* [Records with drawing code]
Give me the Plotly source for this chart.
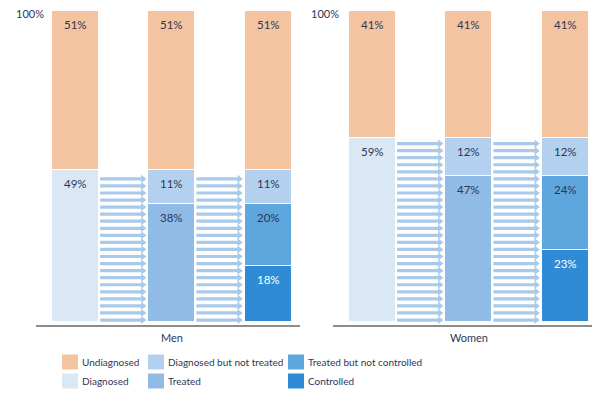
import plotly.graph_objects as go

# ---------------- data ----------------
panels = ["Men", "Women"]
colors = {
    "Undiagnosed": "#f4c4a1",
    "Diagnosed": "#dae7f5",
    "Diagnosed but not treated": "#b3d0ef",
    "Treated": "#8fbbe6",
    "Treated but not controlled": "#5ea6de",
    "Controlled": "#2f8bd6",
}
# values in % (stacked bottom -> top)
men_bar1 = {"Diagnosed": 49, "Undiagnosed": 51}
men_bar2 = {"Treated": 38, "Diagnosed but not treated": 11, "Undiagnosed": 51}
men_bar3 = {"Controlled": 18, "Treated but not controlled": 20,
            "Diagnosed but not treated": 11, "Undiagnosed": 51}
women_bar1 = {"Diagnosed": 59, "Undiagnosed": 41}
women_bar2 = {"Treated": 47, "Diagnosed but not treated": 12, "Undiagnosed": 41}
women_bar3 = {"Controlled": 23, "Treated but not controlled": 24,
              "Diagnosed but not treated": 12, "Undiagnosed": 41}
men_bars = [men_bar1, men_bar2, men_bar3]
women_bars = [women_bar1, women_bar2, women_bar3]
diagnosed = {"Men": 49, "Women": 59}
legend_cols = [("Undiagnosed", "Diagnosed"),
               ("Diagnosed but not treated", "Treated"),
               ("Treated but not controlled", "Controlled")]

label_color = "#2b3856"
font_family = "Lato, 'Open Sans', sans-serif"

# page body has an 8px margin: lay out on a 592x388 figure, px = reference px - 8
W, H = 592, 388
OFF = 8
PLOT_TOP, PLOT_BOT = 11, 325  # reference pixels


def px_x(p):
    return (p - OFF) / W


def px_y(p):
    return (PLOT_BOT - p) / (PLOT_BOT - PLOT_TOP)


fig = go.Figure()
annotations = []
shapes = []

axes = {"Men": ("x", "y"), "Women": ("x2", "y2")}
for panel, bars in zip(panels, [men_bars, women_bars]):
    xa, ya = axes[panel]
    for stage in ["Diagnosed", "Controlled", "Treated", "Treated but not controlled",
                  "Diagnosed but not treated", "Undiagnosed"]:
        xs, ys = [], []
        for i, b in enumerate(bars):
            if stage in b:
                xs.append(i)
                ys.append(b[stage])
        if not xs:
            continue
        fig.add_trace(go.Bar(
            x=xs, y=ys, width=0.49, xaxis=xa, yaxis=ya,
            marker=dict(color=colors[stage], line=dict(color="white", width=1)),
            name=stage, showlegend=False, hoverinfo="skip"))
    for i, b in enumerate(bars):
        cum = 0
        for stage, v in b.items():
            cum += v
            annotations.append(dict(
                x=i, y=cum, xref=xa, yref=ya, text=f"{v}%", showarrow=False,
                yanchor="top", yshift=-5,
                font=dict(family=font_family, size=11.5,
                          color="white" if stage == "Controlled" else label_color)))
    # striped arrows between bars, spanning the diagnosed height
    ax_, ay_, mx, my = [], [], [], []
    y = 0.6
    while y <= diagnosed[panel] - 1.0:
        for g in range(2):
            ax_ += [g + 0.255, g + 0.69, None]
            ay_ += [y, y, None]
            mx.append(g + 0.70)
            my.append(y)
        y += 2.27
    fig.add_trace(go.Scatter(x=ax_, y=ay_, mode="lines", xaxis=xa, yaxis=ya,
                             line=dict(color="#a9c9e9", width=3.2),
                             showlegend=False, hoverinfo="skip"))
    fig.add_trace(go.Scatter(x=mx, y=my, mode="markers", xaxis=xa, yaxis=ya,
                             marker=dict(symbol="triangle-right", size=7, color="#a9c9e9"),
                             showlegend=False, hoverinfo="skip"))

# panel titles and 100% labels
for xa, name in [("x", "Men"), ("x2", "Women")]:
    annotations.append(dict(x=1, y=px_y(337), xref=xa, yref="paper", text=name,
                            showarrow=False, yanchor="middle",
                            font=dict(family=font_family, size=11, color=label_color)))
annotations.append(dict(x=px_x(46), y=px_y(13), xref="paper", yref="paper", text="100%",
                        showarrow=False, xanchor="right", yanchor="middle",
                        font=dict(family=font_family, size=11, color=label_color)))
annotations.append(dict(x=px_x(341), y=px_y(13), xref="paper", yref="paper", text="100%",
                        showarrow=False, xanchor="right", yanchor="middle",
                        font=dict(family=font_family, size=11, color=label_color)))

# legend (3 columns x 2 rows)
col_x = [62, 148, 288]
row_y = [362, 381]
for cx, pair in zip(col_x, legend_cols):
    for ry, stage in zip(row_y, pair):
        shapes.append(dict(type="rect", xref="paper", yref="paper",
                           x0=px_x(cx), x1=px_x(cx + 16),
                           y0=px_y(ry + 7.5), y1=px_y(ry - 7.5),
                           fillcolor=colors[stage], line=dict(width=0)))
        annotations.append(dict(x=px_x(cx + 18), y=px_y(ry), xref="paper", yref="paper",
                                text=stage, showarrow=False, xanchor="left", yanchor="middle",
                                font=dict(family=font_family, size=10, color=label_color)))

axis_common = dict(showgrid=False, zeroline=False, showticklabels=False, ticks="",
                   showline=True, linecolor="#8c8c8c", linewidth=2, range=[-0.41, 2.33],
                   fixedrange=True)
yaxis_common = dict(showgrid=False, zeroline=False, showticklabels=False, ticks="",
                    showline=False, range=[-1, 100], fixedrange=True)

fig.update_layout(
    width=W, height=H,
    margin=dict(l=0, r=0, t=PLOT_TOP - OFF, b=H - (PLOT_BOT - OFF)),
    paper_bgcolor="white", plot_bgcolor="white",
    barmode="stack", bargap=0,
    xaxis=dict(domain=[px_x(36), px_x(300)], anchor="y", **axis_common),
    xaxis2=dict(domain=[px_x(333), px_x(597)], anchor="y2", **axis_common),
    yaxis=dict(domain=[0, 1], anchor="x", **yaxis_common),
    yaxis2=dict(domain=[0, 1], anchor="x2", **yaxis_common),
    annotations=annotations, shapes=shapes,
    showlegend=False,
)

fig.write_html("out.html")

==

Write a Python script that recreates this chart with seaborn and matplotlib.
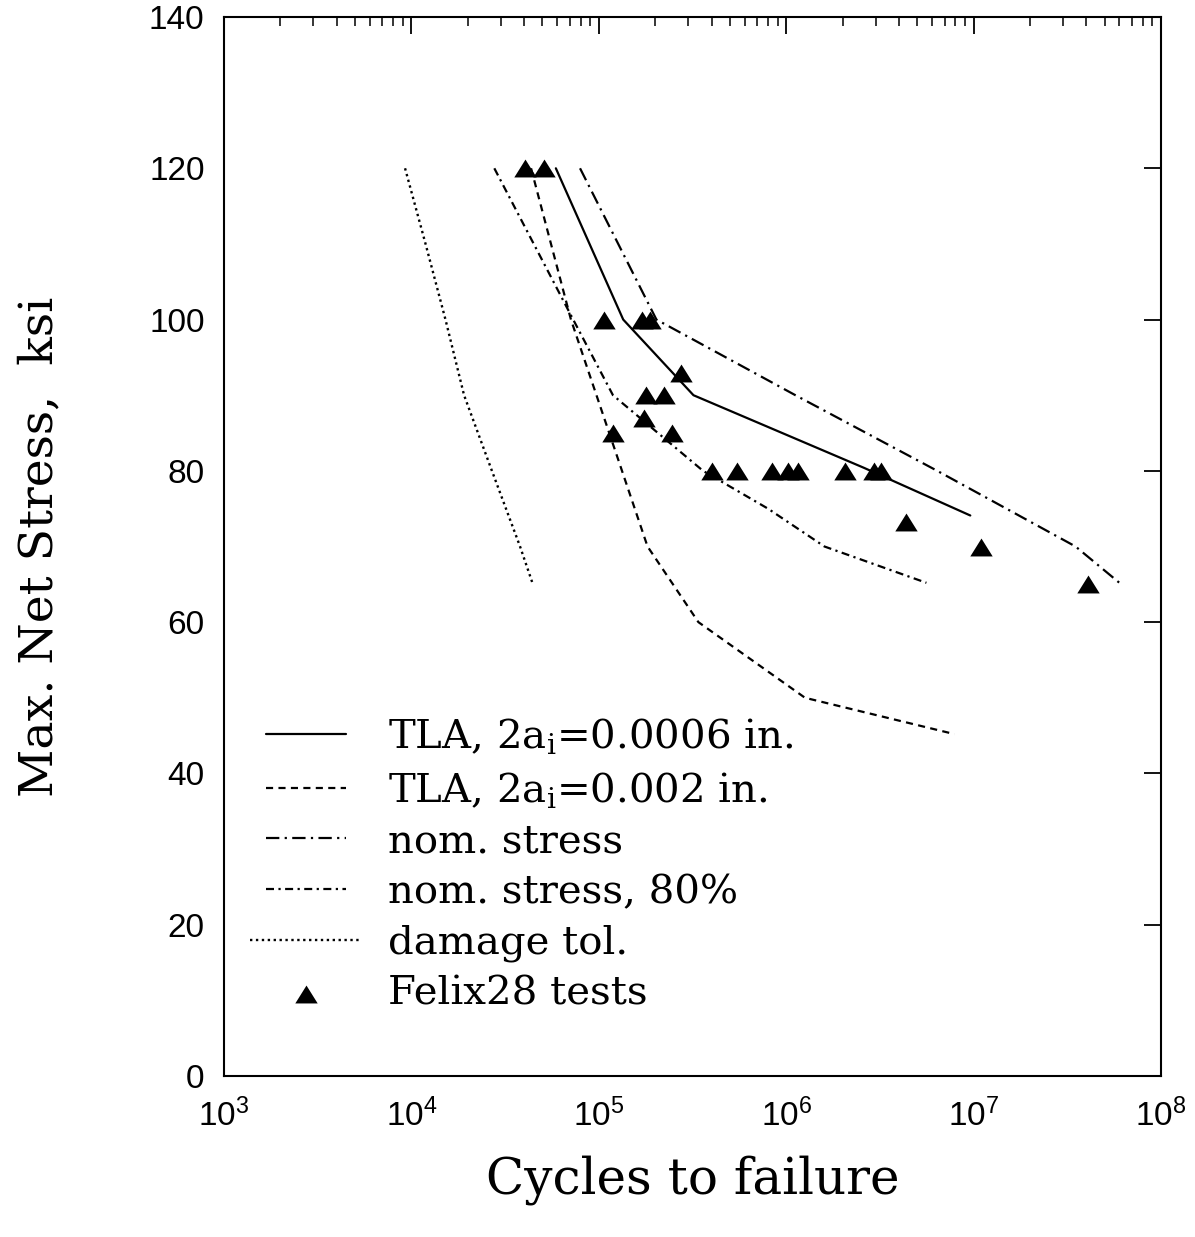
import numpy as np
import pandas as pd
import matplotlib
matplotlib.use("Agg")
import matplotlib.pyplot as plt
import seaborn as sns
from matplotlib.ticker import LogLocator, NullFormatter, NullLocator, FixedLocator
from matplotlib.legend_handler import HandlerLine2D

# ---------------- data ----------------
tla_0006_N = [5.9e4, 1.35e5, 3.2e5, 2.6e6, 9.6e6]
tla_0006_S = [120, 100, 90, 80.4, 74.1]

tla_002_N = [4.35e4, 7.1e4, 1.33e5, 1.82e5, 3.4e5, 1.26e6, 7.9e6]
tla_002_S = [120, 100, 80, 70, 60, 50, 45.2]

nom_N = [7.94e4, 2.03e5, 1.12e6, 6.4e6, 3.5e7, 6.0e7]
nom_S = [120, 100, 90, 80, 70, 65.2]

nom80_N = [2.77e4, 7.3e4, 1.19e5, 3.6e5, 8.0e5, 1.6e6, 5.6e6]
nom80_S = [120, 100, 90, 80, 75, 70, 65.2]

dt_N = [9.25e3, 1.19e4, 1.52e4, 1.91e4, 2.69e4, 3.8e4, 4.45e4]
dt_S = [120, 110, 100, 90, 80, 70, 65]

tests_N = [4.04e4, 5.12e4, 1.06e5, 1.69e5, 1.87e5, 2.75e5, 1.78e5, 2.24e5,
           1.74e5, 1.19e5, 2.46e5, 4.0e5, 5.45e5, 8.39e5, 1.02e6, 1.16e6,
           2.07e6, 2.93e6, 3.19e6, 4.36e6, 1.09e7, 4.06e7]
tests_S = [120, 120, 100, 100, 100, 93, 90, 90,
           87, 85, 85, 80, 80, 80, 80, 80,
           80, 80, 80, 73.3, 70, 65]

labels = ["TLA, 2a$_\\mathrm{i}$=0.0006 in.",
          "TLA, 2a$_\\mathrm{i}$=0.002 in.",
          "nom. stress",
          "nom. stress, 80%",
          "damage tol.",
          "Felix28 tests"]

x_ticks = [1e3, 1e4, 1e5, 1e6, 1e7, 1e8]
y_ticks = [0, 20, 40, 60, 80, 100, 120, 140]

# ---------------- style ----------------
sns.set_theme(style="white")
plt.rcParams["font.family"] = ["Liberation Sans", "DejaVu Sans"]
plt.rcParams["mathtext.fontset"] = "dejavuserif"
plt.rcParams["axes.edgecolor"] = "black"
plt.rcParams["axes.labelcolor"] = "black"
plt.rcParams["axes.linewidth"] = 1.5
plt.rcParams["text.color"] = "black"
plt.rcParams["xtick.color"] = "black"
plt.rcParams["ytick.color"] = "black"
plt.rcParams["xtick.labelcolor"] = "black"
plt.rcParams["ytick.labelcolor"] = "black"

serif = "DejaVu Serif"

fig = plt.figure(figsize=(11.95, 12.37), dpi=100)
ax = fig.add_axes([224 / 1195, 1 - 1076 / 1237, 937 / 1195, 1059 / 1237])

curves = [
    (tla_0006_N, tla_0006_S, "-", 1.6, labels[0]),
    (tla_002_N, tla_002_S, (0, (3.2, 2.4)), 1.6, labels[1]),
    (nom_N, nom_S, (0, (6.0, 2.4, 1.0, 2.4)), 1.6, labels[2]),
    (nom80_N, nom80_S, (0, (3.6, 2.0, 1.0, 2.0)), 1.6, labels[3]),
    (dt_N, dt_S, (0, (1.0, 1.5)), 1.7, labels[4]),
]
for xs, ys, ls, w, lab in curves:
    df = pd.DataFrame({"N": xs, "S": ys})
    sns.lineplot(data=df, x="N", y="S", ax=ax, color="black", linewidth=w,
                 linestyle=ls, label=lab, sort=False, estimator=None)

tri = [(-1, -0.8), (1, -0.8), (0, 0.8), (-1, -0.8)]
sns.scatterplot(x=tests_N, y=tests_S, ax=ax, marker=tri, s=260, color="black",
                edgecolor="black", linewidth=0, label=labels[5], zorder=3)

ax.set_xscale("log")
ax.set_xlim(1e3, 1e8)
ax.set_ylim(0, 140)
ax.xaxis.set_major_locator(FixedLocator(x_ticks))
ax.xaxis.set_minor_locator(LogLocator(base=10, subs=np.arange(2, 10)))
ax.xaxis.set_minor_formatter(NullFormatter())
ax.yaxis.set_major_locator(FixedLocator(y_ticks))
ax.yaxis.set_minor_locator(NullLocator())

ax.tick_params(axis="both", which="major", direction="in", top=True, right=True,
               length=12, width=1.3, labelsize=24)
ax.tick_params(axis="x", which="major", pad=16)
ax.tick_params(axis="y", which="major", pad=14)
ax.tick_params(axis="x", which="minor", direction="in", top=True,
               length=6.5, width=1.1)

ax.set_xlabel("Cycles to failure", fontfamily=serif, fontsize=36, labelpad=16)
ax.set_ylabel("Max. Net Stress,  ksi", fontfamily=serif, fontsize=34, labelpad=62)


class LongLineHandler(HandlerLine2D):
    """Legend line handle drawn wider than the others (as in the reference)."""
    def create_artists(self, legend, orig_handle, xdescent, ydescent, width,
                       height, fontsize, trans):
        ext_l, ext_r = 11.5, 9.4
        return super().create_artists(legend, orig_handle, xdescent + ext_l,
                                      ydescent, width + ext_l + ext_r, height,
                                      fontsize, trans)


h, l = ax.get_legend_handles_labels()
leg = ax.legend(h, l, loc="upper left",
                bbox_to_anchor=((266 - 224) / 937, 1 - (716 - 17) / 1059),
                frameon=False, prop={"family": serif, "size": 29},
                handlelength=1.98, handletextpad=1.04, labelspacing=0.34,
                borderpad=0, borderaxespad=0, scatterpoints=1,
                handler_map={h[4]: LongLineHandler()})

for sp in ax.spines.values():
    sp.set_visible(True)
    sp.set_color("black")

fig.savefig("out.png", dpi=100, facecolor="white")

* [To do] Copy nothing but the lines above that run from the one with "Write a Python" to the one with "from matplotlib.legend_handler import", ends included; pictures stay out.

* [Result]
Write a Python script that recreates this chart with seaborn and matplotlib.
import numpy as np
import pandas as pd
import matplotlib
matplotlib.use("Agg")
import matplotlib.pyplot as plt
import seaborn as sns
from matplotlib.ticker import LogLocator, NullFormatter, NullLocator, FixedLocator
from matplotlib.legend_handler import HandlerLine2D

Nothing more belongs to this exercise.